When committing changes to Mercurial, it can auto-detect move/copy/renames by using the command

hg addremove -similarity 100

The number after similarity indicates how similar two files need to be from 0-100% for mercurial to decide its a move, copy or rename instead of just a new file.

This is a great feature. Can TortoiseHg do this?

+7  A: 

Yes it can. If you take a look at the TortoiseHg manual you'll find section 4.12 entitled "Rename Guessing". To quote:

  1. Select one or more Unrevisioned Files
  2. Slide the similarity bar (Minimum Similarity Percentage) to the percentage match you want
  3. Press either Find Renames or Find Copies
  4. Select candidate matches and accept good matches
  5. Repeat until all unversioned files are matched

The nice thing is step 5: you can actually toggle the similarity as you go, and Tortoise changes what files are considered renames on the fly. You can get most of what you want by sliding the bar carefully to the right percentage and re-checking.

quark
Thank you so much!!! I couldn't find this anywhere (who would have thought to check the manual...) Do you happen to know if there is a way to get this to happen automatically?
Michael La Voie
As to your other question: I don't know if it can happen automatically. But Tortoise is pretty much "WYSIWYG": if there's an option for it, it's usually apparent. (The manual is thus the *second* place to look. The UI is the first. :)
quark
+3  A: 

I have my global settings (mercurial.ini) file configured with:

[defaults]
addremove = --similarity 100

If you ask me, this should be on by default.
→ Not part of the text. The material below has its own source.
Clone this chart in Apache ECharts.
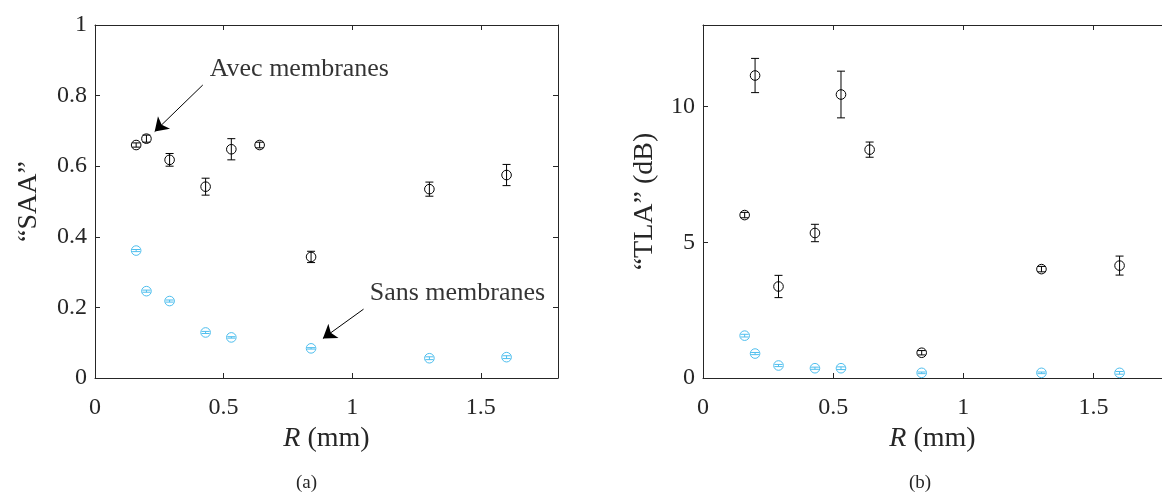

That's a great idea, I can't see any reason not to have that set by default.
Michael La Voie
+2  A: 

setting «-s 100» defaults for addremove is awesome idea; but hgrc.5 says that [defaults] is deprecated, so I'm using these:

[alias]
addremove = addremove --similarity 100
adrs = addremove --similarity 0.01

The latter is very useful for keeping track of binary data (such as cad files or drawings) that is uncompressed and distinctly segmented/layered.